The reforms aren't without controversy.

HOUMA, La. -- Terrebonne Parish is implementing major reforms at its recreation department after WWL-TV exposed an accused sex offender coaching one of its 7- and 8-year-old girls’ basketball teams.

“You did a lot of background work and you did a lot of investigation and gave us a lot of information we did not have,” Parish President Gordon Dove told WWL-TV in an interview this week. “I want to thank the public as well as yourself for bringing this to our attention.”

The station’s report June 11 showed that Derrian Williams, who had been arrested on child sex charges in 2017 and banned from coaching, coached young girls in several games and tournaments this year, in Terrebonne Parish and in Harahan and Slidell.

Dove said that was a wakeup call.

“And we did our own investigation, of course, and with that we went immediately to these identification badges, which are presently being made,” Dove said, pointing at blue, red and orange prototypes for badges all officials, coaches and volunteers must wear to be allowed on youth athletic fields and courts.

In the past, longtime Terrebonne Parish Recreation Director Sterling Washington approved volunteer coaches and hired employees, Dove said. Now, the parish Human Resources department will vet each employee, official and volunteer before they can get a badge.

Before, Dove said, only employees went through background checks, and the review of law enforcement records only covered the last two years, and only in Terrebonne and neighboring Lafourche parishes. Now, the parish will pay $25 per person to run national background checks covering seven years for anyone seeking a badge.

“These rec(reation) districts and this TPR has been run the same for 25-30 years,” Dove said. “Very lax. Very unprofessional.
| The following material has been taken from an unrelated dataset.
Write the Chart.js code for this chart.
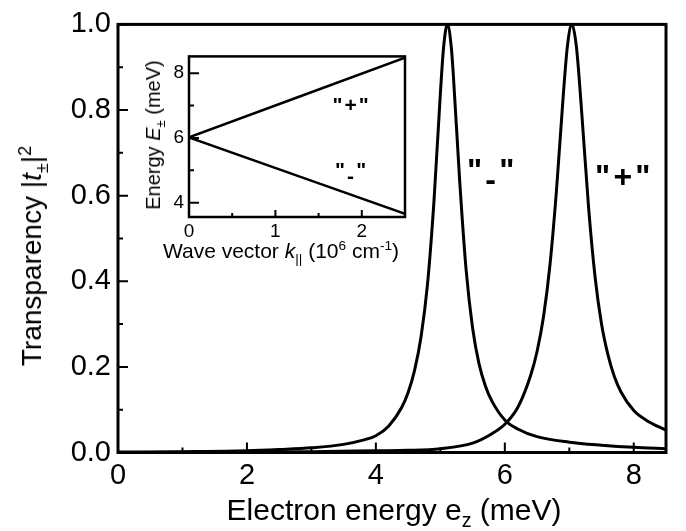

It was time for a complete change.”

The problem with Williams, however, was not that parish officials didn’t know about his record.

Williams, 30, was arrested in 2017 and charged with child sex trafficking and carnal knowledge of a juvenile. He's accused of transporting a 16-year-old girl from Mississippi and forcing her to have sex with him as payment. He was released on bond and outfitted with an ankle monitor, but that didn't legally restrict his travel or his interactions with children.

The only legal restriction for Williams was that he couldn’t be in contact with the girl he allegedly had sex with or her family.

Washington, the former TPR director, did take action in the spring of 2017 to ban Williams from coaching or attending TPR youth games. But WWL-TV uncovered video of Williams attending a recreation league game in Theriot in December 2017, and a photo of him standing near Washington at a TPR gym in January as they held tryouts to select parish all-star teams.

Additional photos and videos showed Williams coaching the 7- and 8-year-old all-stars at tournaments in March. He’s seen on the sidelines in a coach’s shirt, a towel over his shoulder, sitting on the bench with the girls, huddling up with them and even handing them their championship medals for a tournament in Harahan and posing with them for the official champions’ photo after they won the Biddy Basketball National Tournament in Slidell.

And public records obtained by WWL-TV showed Washington approved hundreds of dollars in taxpayer money for Williams to stay at a hotel with the team in Slidell.

The day after the story broke, Washington resigned and the parish banned Williams and his father, longtime volunteer coach Ryan Williams, who was listed as the official head coach of the all-star team. The parish later sent a letter to Ryan Williams demanding payment of $430.68, the cost of four nights when Derrian Williams was, according to the letter, staying at the hotel with the team and without his father present.

The reforms aren't without controversy. Parish Councilman John Navy is friends with Derrian Williams' family. He hired Williams to work in his last political campaign, in 2015, and he initially questioned the parish's right to ban him.

“This guy (has) never been convicted, so how do you have a policy in place when you're dealing with a situation of accusations?” Navy said. At a parish council meeting earlier this month, he called the parish’s actions “divisive” and said, “We’re fighting our situation to where we are guilty first before we innocent. I thought we were innocent first and then we’re proven guilty.”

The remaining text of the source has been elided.